The Cisco SFS 7000P and SFS 7000D Server Switches each have 24 IB ports. Redundancy at the port level is such that if any single IB port fails, none of other ports have interrupted service.
In addition, to achieve port redundancy, users can employ two server switches. If the IB ports on one server switch fails, the second server switch automatically takes over the load of the first server switch.
IB Fabric Redundancy
This section describes fabric redundancy in the Cisco SFS 7000P and SFS 7000D Server Switches.
For redundancy at the fabric level, IB HCAs can be dual-connected to a redundant pair of Cisco SFS 7000 Series Server Switches. The Cisco SFS 7000 Series Server Switch redundant configuration is active-active. No hardware configuration is required. The IB links are active-active. But applications and upper-level protocol use of redundant IB links varies and could be active-active or active-standby, depending on the application.

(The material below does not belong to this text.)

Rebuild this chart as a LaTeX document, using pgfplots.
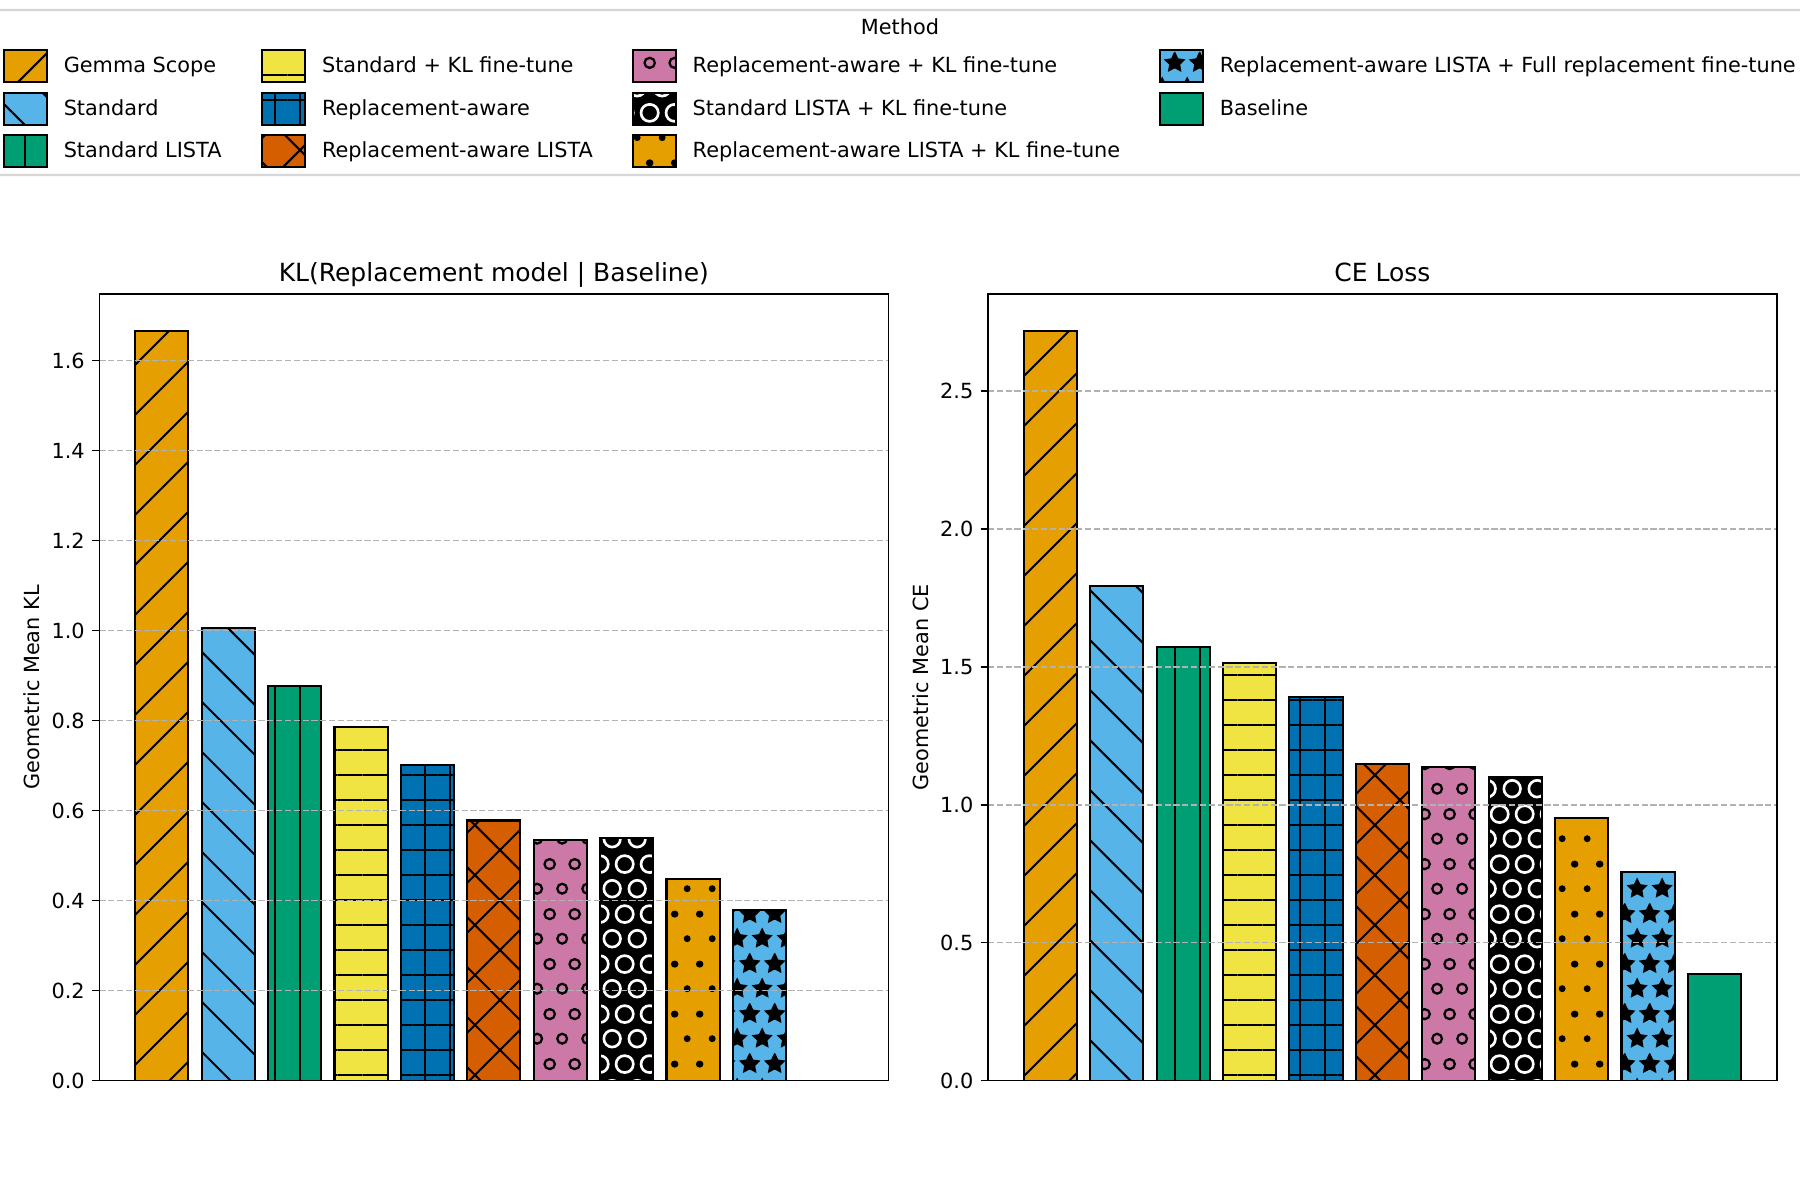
\documentclass[border=0pt]{standalone}
\usepackage{fontspec}
\setmainfont{DejaVu Sans}
\usepackage{pgfplots}
\pgfplotsset{compat=1.18}
\usetikzlibrary{patterns.meta}

\definecolor{cOrange}{HTML}{E69F00}
\definecolor{cSky}{HTML}{56B4E9}
\definecolor{cGreen}{HTML}{009E73}
\definecolor{cYellow}{HTML}{F0E442}
\definecolor{cBlue}{HTML}{0072B2}
\definecolor{cVerm}{HTML}{D55E00}
\definecolor{cPink}{HTML}{CC79A7}
\definecolor{gridgray}{RGB}{178,178,178}
\definecolor{leggray}{RGB}{214,214,214}

\tikzdeclarepattern{
  name=mplsmallcircles, type=uncolored,
  bottom left={(0pt,0pt)}, top right={(12pt,24pt)}, tile size={(12pt,24pt)},
  code={
    \draw[line width=1.1pt] (6pt,6pt) circle[radius=2.4pt];
    \draw[line width=1.1pt] (0pt,18pt) circle[radius=2.4pt];
    \draw[line width=1.1pt] (12pt,18pt) circle[radius=2.4pt];
  }
}
\tikzdeclarepattern{
  name=mplbigcircles, type=uncolored,
  bottom left={(0pt,0pt)}, top right={(12pt,24pt)}, tile size={(12pt,24pt)},
  code={
    \draw[line width=1.3pt] (6pt,6pt) circle[radius=4.1pt];
    \draw[line width=1.3pt] (0pt,18pt) circle[radius=4.1pt];
    \draw[line width=1.3pt] (12pt,18pt) circle[radius=4.1pt];
  }
}
\tikzdeclarepattern{
  name=mpldots, type=uncolored,
  bottom left={(0pt,0pt)}, top right={(12pt,24pt)}, tile size={(12pt,24pt)},
  code={
    \fill (6pt,6pt) circle[radius=1.7pt];
    \fill (0pt,18pt) circle[radius=1.7pt];
    \fill (12pt,18pt) circle[radius=1.7pt];
  }
}
\tikzdeclarepattern{
  name=mplstars, type=uncolored,
  bottom left={(0pt,0pt)}, top right={(12pt,24pt)}, tile size={(12pt,24pt)},
  code={
    \foreach \cx/\cy in {6pt/6pt,0pt/18pt,12pt/18pt}{
      \filldraw[line width=1pt, line join=miter, shift={(\cx,\cy)}]
        (90:4.3pt) -- (126:2.15pt) -- (162:4.3pt) -- (198:2.15pt) -- (234:4.3pt)
        -- (270:2.15pt) -- (306:4.3pt) -- (342:2.15pt) -- (18:4.3pt) -- (54:2.15pt) -- cycle;
    }
  }
}

% fill colours and hatch patterns (hatch drawn as a second layer over the colour)
\tikzset{
  fGemma/.style={fill=cOrange}, pGemma/.style={pattern color=black, pattern={Lines[angle=45,distance=16.97pt,line width=1pt]}},
  fStd/.style={fill=cSky},      pStd/.style={pattern color=black, pattern={Lines[angle=-45,distance=16.97pt,line width=1pt]}},
  fSL/.style={fill=cGreen},     pSL/.style={pattern color=black, pattern={Lines[angle=90,distance=12pt,line width=1pt]}},
  fSKL/.style={fill=cYellow},   pSKL/.style={pattern color=black, pattern={Lines[angle=0,distance=12pt,line width=1pt]}},
  fRA/.style={fill=cBlue},      pRA/.style={pattern color=black, pattern={Hatch[angle=0,distance=12pt,line width=1pt]}},
  fRAL/.style={fill=cVerm},     pRAL/.style={pattern color=black, pattern={Hatch[angle=45,distance=16.97pt,line width=1pt]}},
  fRAKL/.style={fill=cPink},    pRAKL/.style={pattern color=black, pattern=mplsmallcircles},
  fSLKL/.style={fill=black},    pSLKL/.style={pattern color=white, pattern=mplbigcircles},
  fRALKL/.style={fill=cOrange}, pRALKL/.style={pattern color=black, pattern=mpldots},
  fRALF/.style={fill=cSky},     pRALF/.style={pattern color=black, pattern=mplstars},
  fBase/.style={fill=cGreen},   pBase/.style={},
}

\pgfplotsset{
  mplaxis/.style={
    scale only axis, width=378.7pt, height=377.6pt, anchor=south west,
    xmin=-0.94, xmax=10.94, ymin=0,
    xtick=\empty, ytick pos=left, tick align=outside, major tick length=3.5pt,
    tick style={line width=0.8pt, black},
    axis line style={line width=0.8pt, black},
    ymajorgrids,
    grid style={dash pattern=on 2.96pt off 1.28pt, line width=0.8pt, color=gridgray},
    axis on top,
    yticklabel style={/pgf/number format/.cd, fixed, fixed zerofill, precision=1, assume math mode=true},
    tick label style={font=\fontsize{10}{12}\selectfont},
    every axis title/.style={at={(0.5,1)}, anchor=base, yshift=6pt, font=\fontsize{12}{14.4}\selectfont},
    every axis y label/.style={at={(axis description cs:-0.0853,0.5)}, rotate=90, anchor=center, font=\fontsize{10}{12}\selectfont},
  },
  onebar/.style={ybar, bar width=0.8, bar shift=0pt},
}

% one bar = colour fill, then hatch with black edge on top
\newcommand\mplbar[3]{%
  \addplot[onebar, draw=none, f#1] coordinates {(#2,#3)};
  \addplot[onebar, draw=black, line width=1pt, p#1] coordinates {(#2,#3)};
}

\newcommand\legentry[4]{%
  \path[f#3] (#1,#2-7.7pt) rectangle ++(20.5pt,15.4pt);
  \path[p#3] (#1,#2-7.7pt) rectangle ++(20.5pt,15.4pt);
  \draw[black, line width=1pt] (#1,#2-7.7pt) rectangle ++(20.5pt,15.4pt);
  \node[anchor=base west, inner sep=0pt, font=\fontsize{10}{12}\selectfont] at (#1+28.5pt,#2-3.2pt) {#4};
}

\begin{document}
\begin{tikzpicture}
\useasboundingbox (0,0) rectangle (864pt,576pt);

% ---------------- Left: KL ----------------
\begin{axis}[mplaxis, at={(47.7pt,57.3pt)},
  ymax=1.748, ytick={0,0.2,0.4,0.6,0.8,1.0,1.2,1.4,1.6},
  ylabel={Geometric Mean KL},
  title={KL(Replacement model | Baseline)}]
\mplbar{Gemma}{0}{1.665}
\mplbar{Std}{1}{1.006}
\mplbar{SL}{2}{0.877}
\mplbar{SKL}{3}{0.786}
\mplbar{RA}{4}{0.701}
\mplbar{RAL}{5}{0.578}
\mplbar{RAKL}{6}{0.535}
\mplbar{SLKL}{7}{0.540}
\mplbar{RALKL}{8}{0.448}
\mplbar{RALF}{9}{0.379}
\mplbar{Base}{10}{0}
\end{axis}

% ---------------- Right: CE ----------------
\begin{axis}[mplaxis, at={(474.2pt,57.3pt)},
  ymax=2.851, ytick={0,0.5,1.0,1.5,2.0,2.5},
  ylabel={Geometric Mean CE},
  title={CE Loss}]
\mplbar{Gemma}{0}{2.716}
\mplbar{Std}{1}{1.794}
\mplbar{SL}{2}{1.570}
\mplbar{SKL}{3}{1.513}
\mplbar{RA}{4}{1.389}
\mplbar{RAL}{5}{1.149}
\mplbar{RAKL}{6}{1.137}
\mplbar{SLKL}{7}{1.101}
\mplbar{RALKL}{8}{0.952}
\mplbar{RALF}{9}{0.757}
\mplbar{Base}{10}{0.386}
\end{axis}

% ---------------- Legend ----------------
\draw[leggray, fill=white, line width=1pt, rounded corners=2pt] (-6pt,492pt) rectangle (870pt,571.2pt);
\node[anchor=base, inner sep=0pt, font=\fontsize{10}{12}\selectfont] at (432pt,559.5pt) {Method};
\legentry{1.9pt}{544.3pt}{Gemma}{Gemma Scope}
\legentry{1.9pt}{523.8pt}{Std}{Standard}
\legentry{1.9pt}{503.4pt}{SL}{Standard LISTA}
\legentry{125.9pt}{544.3pt}{SKL}{Standard + KL fine-tune}
\legentry{125.9pt}{523.8pt}{RA}{Replacement-aware}
\legentry{125.9pt}{503.4pt}{RAL}{Replacement-aware LISTA}
\legentry{303.8pt}{544.3pt}{RAKL}{Replacement-aware + KL fine-tune}
\legentry{303.8pt}{523.8pt}{SLKL}{Standard LISTA + KL fine-tune}
\legentry{303.8pt}{503.4pt}{RALKL}{Replacement-aware LISTA + KL fine-tune}
\legentry{556.8pt}{544.3pt}{RALF}{Replacement-aware LISTA + Full replacement fine-tune}
\legentry{556.8pt}{523.8pt}{Base}{Baseline}
\end{tikzpicture}
\end{document}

In this typical configuration, a dual-port HCA is connected to a pair of Cisco SFS 7000 Series Server Switches (see Figure 2-6). This configuration provides server redundancy.
Figure 2-6 One Dual-Port HCA Connected to a Redundant Pair of Cisco SFS 7000 Series Server Switches
For greater redundancy, connect two single-port HCAs to a redundant pair of server switches. Such a configuration provides host and IB fabric redundancy.
Note
Figure 2-6 shows the Cisco SFS 7000D Server Switches in a redundant configuration. The Cisco SFS 7000P Server Switches can also be connected in similar redundant configurations.